Who says The New York Times has lost touch with reality? A recent puff piece
by TV reporter Bill Carter on MSNBC's "Countdown" host Keith Olbermann honors him as the "centerpiece" and "great growth story" of MSNBC. He's up "30 percent" in the 25-to-54 demographic. How significant is this? Since Olbermann came to TV as a sportscaster, let's just say this is like celebrating a .200 hitter for having the best batting average on a last-place baseball team.
The Times shoe-shine carried the headline "MSNBC's Star Carves Anti-Fox Niche," yet in his report Carter had no choice but to place that grandiose statement in its proper perspective: "Olbermann's show remains little more than a dot in the rearview mirror of Fox News" - followed by this spin - "Even from that far back, he seems to have been able to honk his horn loud enough to raise hackles at Fox." What followed was a supportive recycling of Olbermann's trash talking about Fox headliner Bill O'Reilly, and Olbermann's constant naming of O'Reilly as the "Worst Person in the World."
Let's establish one thing about this trash talk enabling. Olbermann's constant, stalker-like obsession with O'Reilly, who normally has about eight times his ratings, lacks all sense of proportion. How do you explain that Olbermann named O'Reilly his "Worst Person in the World"
42 times in the last year? (Saddam drew the brickbat only twice, and Osama bin Laden? Not once.) He named O'Reilly the world's worst human seven times just in the month of April.
If this obsession is drawing ratings, who then is being attracted to "Countdown"? Olbermann isn't just cultivating some vague "anti-Fox niche." Nightly, he bays at the moon in search of the hard-core Left, the devotees of MoveOn and Michael Moore and Daily Kos. In 2004, he was just about the last person inside a TV studio (or outside a mental facility) to claim that John Kerry actually won Ohio, not withstanding that nagging 120,000-vote discrepancy.
But in spite of Olbermann's best efforts at unveiling the fraud, Bush was still re-elected, so now the MSNBC host is painting him as a dangerous proto-fascist.

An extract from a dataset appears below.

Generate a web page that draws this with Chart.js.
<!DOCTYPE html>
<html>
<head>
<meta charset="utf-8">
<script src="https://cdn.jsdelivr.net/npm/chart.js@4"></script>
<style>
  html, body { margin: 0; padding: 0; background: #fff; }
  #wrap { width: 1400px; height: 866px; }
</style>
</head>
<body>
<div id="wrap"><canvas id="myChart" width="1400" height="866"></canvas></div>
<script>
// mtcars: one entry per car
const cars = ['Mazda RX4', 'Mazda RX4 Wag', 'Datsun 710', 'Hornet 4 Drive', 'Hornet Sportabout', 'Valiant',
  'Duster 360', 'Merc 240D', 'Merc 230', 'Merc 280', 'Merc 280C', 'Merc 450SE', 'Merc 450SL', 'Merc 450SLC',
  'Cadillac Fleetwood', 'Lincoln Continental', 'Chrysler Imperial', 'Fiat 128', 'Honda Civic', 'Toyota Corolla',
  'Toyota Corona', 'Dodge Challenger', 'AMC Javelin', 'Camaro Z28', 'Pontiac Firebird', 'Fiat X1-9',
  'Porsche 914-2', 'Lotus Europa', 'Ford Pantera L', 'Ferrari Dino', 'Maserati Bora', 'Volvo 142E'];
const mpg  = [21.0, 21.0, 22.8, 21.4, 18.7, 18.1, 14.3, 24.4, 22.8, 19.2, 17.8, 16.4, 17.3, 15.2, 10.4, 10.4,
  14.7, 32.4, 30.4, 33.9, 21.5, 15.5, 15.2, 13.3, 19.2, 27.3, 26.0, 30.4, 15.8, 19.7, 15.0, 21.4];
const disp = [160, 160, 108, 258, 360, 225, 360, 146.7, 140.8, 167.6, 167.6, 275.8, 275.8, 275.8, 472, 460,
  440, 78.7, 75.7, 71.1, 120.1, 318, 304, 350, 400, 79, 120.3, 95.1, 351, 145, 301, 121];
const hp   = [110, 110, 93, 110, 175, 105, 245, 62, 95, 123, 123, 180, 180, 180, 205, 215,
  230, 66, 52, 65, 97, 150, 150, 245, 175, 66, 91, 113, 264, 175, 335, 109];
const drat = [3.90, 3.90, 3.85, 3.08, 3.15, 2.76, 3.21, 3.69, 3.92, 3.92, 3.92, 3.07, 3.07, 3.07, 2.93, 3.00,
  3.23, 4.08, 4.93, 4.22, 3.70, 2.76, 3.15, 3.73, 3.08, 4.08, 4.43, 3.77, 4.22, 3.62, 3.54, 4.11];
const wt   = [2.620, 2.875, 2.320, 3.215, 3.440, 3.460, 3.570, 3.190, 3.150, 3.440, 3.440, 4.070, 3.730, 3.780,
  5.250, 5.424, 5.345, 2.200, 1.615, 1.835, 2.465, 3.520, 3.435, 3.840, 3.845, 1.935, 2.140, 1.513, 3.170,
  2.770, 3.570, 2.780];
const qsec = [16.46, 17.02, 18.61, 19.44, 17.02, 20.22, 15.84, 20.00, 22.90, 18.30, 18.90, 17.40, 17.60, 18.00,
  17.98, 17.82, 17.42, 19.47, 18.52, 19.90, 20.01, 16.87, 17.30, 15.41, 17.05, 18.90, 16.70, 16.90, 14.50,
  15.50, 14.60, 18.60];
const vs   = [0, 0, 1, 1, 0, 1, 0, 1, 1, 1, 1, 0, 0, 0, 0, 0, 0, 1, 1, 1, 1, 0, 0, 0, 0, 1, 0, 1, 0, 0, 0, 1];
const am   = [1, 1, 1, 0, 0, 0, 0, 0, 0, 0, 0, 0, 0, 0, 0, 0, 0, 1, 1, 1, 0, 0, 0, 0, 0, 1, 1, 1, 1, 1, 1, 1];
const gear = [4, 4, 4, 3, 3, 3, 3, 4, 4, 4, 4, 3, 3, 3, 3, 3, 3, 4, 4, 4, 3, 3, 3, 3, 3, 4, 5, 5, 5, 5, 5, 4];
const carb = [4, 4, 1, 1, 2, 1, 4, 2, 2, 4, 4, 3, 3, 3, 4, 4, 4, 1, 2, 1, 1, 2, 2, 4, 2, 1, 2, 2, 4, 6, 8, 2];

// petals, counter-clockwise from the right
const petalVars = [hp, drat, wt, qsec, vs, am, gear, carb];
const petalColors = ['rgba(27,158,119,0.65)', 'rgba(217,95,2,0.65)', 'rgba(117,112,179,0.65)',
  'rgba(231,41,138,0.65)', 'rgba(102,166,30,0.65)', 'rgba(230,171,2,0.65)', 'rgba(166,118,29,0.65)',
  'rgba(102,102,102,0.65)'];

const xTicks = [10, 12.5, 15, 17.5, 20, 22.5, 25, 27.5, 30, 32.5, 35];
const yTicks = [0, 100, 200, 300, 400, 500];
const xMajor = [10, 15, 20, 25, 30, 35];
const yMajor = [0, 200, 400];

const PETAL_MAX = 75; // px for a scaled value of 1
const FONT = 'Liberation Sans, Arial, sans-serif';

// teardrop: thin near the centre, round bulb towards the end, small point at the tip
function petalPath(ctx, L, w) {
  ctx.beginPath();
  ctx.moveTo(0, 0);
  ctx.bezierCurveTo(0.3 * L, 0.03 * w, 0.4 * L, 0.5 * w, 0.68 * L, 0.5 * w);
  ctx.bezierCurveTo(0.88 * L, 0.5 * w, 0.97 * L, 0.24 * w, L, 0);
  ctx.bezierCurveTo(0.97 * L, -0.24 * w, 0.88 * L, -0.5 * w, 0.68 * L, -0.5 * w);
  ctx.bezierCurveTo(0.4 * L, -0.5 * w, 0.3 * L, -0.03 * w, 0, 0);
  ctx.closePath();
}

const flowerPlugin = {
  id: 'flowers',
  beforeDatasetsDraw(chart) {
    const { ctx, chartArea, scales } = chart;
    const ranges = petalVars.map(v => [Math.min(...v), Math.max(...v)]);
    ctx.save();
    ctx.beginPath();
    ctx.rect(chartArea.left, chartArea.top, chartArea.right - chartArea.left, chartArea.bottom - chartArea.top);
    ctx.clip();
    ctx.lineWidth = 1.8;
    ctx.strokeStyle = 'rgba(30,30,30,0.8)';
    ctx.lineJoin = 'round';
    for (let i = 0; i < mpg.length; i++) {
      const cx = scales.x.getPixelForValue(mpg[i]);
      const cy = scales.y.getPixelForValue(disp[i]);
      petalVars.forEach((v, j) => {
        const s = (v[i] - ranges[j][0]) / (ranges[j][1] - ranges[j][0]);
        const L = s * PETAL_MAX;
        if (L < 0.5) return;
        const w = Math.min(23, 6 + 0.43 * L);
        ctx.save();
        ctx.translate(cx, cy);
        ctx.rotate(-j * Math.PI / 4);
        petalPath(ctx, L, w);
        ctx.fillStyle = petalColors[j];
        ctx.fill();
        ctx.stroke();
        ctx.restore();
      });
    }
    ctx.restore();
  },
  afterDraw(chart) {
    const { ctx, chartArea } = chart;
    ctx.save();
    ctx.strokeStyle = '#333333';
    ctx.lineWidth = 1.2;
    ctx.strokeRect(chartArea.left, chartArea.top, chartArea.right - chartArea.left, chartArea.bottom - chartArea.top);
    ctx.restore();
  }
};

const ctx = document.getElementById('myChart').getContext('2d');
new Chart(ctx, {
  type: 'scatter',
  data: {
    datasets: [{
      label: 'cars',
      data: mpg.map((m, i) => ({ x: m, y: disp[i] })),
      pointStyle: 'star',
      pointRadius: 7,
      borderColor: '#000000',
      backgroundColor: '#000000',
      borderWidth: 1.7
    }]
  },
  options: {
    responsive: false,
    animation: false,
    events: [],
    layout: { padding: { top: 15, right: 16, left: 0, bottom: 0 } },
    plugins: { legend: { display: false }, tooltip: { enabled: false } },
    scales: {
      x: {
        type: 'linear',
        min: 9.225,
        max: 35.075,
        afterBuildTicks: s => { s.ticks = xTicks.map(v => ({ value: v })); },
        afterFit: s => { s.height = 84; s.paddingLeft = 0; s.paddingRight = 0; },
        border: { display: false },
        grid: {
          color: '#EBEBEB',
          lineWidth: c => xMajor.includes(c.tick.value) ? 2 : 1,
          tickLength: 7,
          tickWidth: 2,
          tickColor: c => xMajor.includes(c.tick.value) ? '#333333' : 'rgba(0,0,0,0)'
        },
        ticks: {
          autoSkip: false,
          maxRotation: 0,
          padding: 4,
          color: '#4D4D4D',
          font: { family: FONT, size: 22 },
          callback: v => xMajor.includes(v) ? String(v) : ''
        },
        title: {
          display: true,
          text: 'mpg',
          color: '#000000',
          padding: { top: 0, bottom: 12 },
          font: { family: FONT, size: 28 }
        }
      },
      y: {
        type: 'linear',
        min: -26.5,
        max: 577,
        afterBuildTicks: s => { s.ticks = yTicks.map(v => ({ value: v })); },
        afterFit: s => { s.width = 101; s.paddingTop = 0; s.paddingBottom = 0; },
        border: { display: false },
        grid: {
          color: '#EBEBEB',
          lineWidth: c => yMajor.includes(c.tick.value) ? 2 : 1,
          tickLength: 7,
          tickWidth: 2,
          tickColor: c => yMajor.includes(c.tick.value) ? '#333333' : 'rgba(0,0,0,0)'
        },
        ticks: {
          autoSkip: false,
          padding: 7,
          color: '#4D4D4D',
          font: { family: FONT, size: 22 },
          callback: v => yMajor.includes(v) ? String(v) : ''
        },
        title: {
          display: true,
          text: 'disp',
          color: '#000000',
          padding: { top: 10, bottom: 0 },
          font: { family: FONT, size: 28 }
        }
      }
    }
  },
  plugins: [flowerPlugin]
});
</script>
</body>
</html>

Olbermann recently invited on old Watergate figure John Dean to promote his new book, "Conservatives Without Conscience," which argues that the conservative movement is deeply authoritarian. Since when did John Dean become an authority on the conservative movement? Come to think of it, what has this man done with his life since leaving the White House in disgrace more than thirty years ago? His last authoritative book was "Worse Than Watergate" in 2004, which argued that Bush should be impeached over Iraq, not re-elected. Dean's an Air America and Pacifica Radio dream guest now. He's easily confused with Howard Dean, another authority on civil discourse.
Olbermann bowed like a servant to the deep gravitas of his guest: "You've been an historian, you've been a part of history. [This is a nice way not to say 'you've been convicted of obstruction of justice.'] You've been at one of the central moments of history in the 20th century. What kind of danger, are we facing a legitimate threat to the concept of democracy in this country?" Dean put on his serious face. "I don't think we're in a fascist road right now. We are so close to it though, Keith."
Olbermann called this book an "extraordinary document," and focused on its more kooky Nazi/fascist analogies as evidence. The book "deals with psychological principles that are frightening and that may have faced other nations at other times in Germany and Italy in the '30s coming to mind in particular. How does it apply now? And to what degree should it scare us? And to what degree is it something that might still be forestalled?"
For Olbermann, it's slam-dunk axiomatic that conservatives are all secretly dictator-worshippers. But perhaps the funniest moment came when Olbermann, ignoring his own recent history, lamented: "do we rely on the hope that these are fanatics, and fanatics always screw up because they would rather believe in their own cause than double-check their own math?" Those are rich words from the Kerry Won Ohio corner.
Fox News boss Roger Ailes no doubt prays that the new bosses at MSNBC build their channel around Keith Olbermann, as if he were the sun of their solar system. If the network weren't so abysmally low-rated, he would be Exhibit A in the argument that sometimes the media elite aren't all liberal. There are some elements that have summarily leaped off the edge.